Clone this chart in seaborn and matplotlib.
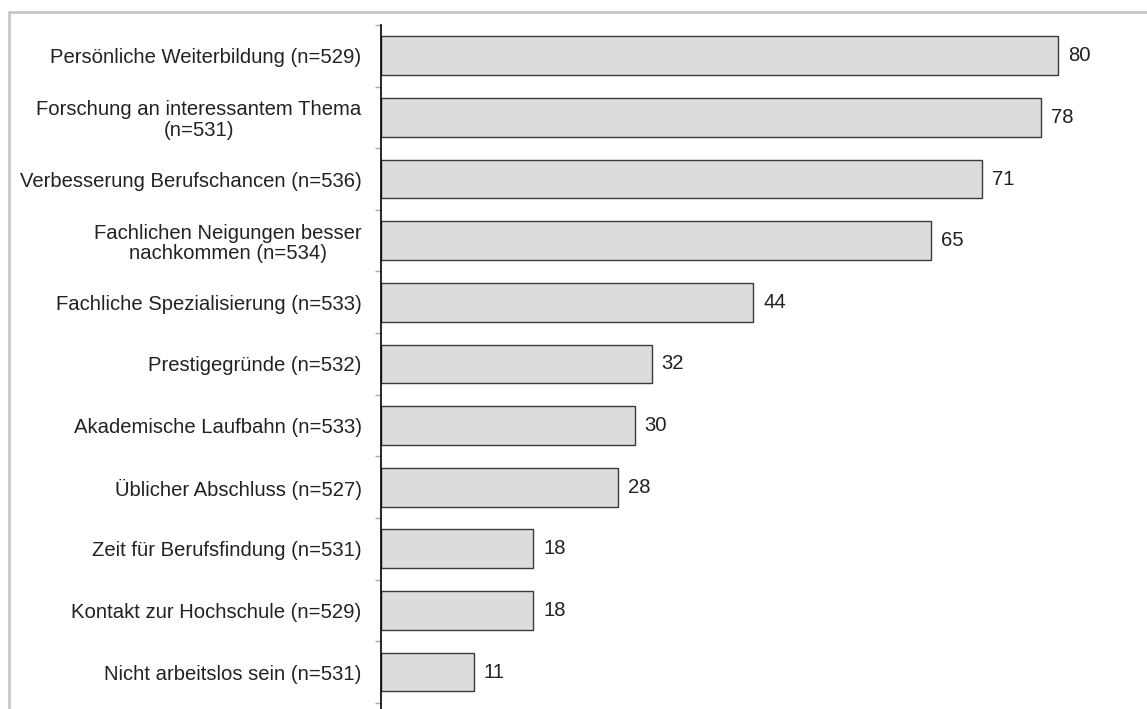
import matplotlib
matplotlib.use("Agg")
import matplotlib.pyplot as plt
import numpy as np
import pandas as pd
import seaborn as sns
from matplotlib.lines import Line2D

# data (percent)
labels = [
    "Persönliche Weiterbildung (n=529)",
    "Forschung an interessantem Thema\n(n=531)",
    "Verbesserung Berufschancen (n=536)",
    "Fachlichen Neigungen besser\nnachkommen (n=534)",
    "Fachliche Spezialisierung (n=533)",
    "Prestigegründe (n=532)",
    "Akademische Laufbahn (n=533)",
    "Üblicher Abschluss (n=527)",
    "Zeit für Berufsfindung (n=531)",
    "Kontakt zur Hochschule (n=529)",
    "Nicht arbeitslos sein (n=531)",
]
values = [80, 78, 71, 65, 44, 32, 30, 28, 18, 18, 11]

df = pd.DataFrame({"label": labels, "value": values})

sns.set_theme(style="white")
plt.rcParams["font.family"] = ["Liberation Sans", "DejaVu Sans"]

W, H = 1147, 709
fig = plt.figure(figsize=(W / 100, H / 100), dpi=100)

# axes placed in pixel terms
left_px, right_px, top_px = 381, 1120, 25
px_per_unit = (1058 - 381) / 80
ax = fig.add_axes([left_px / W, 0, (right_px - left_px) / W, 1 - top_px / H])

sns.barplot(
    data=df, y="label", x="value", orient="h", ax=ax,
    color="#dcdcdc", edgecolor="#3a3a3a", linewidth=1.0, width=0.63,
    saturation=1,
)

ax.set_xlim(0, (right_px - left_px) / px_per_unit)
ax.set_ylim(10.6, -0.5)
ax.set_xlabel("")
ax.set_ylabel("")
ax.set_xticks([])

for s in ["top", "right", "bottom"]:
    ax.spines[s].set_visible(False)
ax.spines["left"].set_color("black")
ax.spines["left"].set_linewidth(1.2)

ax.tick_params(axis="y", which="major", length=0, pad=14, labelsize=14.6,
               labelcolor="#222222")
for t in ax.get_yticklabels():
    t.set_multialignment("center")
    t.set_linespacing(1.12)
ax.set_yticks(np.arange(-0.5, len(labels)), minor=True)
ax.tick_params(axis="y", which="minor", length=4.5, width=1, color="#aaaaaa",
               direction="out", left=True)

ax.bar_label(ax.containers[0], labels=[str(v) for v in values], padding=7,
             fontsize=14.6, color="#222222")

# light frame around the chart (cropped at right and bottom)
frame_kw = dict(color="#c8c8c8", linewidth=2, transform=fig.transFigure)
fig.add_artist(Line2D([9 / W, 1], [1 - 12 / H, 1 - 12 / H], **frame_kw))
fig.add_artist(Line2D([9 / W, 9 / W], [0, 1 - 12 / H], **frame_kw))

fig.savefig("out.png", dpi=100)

**WHAT NEEDS TO BE DONE:** Every line from the top of the material above through the line with "from matplotlib.lines import Line2D" should be duplicated exactly, please; leave out the pictures.

**THE RESULT:**
Clone this chart in seaborn and matplotlib.
import matplotlib
matplotlib.use("Agg")
import matplotlib.pyplot as plt
import numpy as np
import pandas as pd
import seaborn as sns
from matplotlib.lines import Line2D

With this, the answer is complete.